Is there any particular reason I shouldn’t be doing this? I’ve followed the rule of graceful degradation, meaning, if JS is not on, the default link still goes to the proper page. The only downside I can see is that I have to effectively have two pages for each section. For instance, Contact.html is the default html link and includes the nav, header, contact form and footer, and then there is the page (contact_main.html) needed for the ajax load, which ONLY has the contact form.
I guess this could have SEO, search index implications possibly but could I just put a rule with robots to tell google which pages to index? In other words, so that contact.html might get indexed instead of the page used for ajax (contact_main.html).
Is this really bad practice to do? And, like, will a potential employer notice it and go, what a stupid way to do things?

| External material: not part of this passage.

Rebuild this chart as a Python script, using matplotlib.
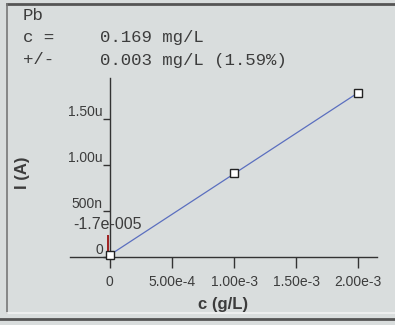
import numpy as np
import matplotlib
matplotlib.use("Agg")
import matplotlib.pyplot as plt
from matplotlib.lines import Line2D

# data
conc = [0.0, 1.0e-3, 2.0e-3]            # g/L added
current = [0.02e-6, 0.91e-6, 1.79e-6]   # A
x_intercept = -1.7e-5
intercept_mark_height = 0.24e-6
xtick_pos = [0, 5e-4, 1e-3, 1.5e-3, 2e-3]
xtick_labels = ["0", "5.00e-4", "1.00e-3", "1.50e-3", "2.00e-3"]
ytick_pos = [0, 0.5e-6, 1.0e-6, 1.5e-6]
ytick_labels = ["0", "500n", "1.00u", "1.50u"]
header = [("Pb", ""), ("c =", "0.169 mg/L"), ("+/-", "0.003 mg/L (1.59%)")]

bg = "#d9dddd"
txt = "#3c3c3c"
W, H = 395, 325

fig = plt.figure(figsize=(W / 100, H / 100), dpi=100, facecolor=bg)
ax = fig.add_axes([70 / W, 1 - 257 / H, 307 / W, 179 / H])
ax.set_facecolor(bg)

# panel frame
fig.add_artist(Line2D([7 / W, 1], [1 - 4 / H, 1 - 4 / H], color="#555", lw=2, transform=fig.transFigure))
fig.add_artist(Line2D([7 / W, 7 / W], [1 - 4 / H, 1 - 313 / H], color="#777", lw=1.2, transform=fig.transFigure))
fig.add_artist(Line2D([7 / W, 1], [1 - 313 / H, 1 - 313 / H], color="#f2f2f2", lw=1.2, transform=fig.transFigure))
fig.add_artist(Line2D([0, 1], [1 - 319 / H, 1 - 319 / H], color="#555", lw=2, transform=fig.transFigure))

# header text
for i, (k, v) in enumerate(header):
    y = 1 - (15 + 22.5 * i) / H
    fig.text(23 / W, y, k, family="Liberation Mono", fontsize=12.5, color=txt, va="center")
    fig.text(100 / W, y, v, family="Liberation Mono", fontsize=12.5, color=txt, va="center")

# fit line
slope, icpt = np.polyfit(conc, current, 1)
xs = np.array([conc[0], conc[-1]])
ax.plot(xs, icpt + slope * xs, color="#5b6fbf", lw=0.9)
ax.plot(conc, current, ls="none", marker="s", ms=6, mfc="white", mec="#222", mew=1, clip_on=False, zorder=5)

# x-intercept marker
ax.vlines(x_intercept, 0, intercept_mark_height, color="#a02020", lw=1.4)
ax.text(x_intercept, intercept_mark_height + 0.03e-6, "-1.7e-005", ha="center", va="bottom",
        family="Liberation Sans", fontsize=11.5, color=txt)

ax.set_xlim(-3.2e-4, 2.15e-3)
ax.set_ylim(0, 1.95e-6)
for s in ["top", "right"]:
    ax.spines[s].set_visible(False)
ax.spines["left"].set_position(("data", 0))
ax.spines["bottom"].set_position(("data", 0))
for s in ["left", "bottom"]:
    ax.spines[s].set_color("#333")
    ax.spines[s].set_linewidth(1)

ax.set_xticks(xtick_pos, xtick_labels)
ax.set_yticks(ytick_pos, ytick_labels)
ax.tick_params(axis="x", direction="out", length=8, width=1, color="#333", pad=5, labelsize=10, labelcolor=txt)
ax.tick_params(axis="y", direction="out", length=5, width=1, color="#333", pad=0, labelsize=10, labelcolor=txt)
for lab in ax.get_xticklabels() + ax.get_yticklabels():
    lab.set_family("Liberation Sans")
for lab in ax.get_yticklabels():
    lab.set_va("bottom")

fig.text(223 / W, 1 - 304 / H, "c (g/L)", ha="center", va="center", family="Liberation Sans",
         fontweight="bold", fontsize=12, color=txt)
fig.text(23 / W, 1 - 173 / H, "I (A)", ha="center", va="center", rotation=90, family="Liberation Sans",
         fontweight="bold", fontsize=12, color=txt)

fig.savefig("out.png", dpi=100, facecolor=bg)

Probably the question you might ask is, why would I do it? Well, I figured it’d be fun to play around with learning more ajax at first but then once I did it, I was kind of amazed by how much faster the site felt. The header/nav and footer don’t have to re-load every page and it just felt really snappy and smooth to me.
I recognise it does feel like doing things the hard way but I wondered, since I have graceful JS failure built-in, is there any harm in doing it? Maybe I’m making it out to be more than it is but since I’m new at this and don’t know a lot of common practices and do’s and don’ts, I thought I’d ask. Opinions?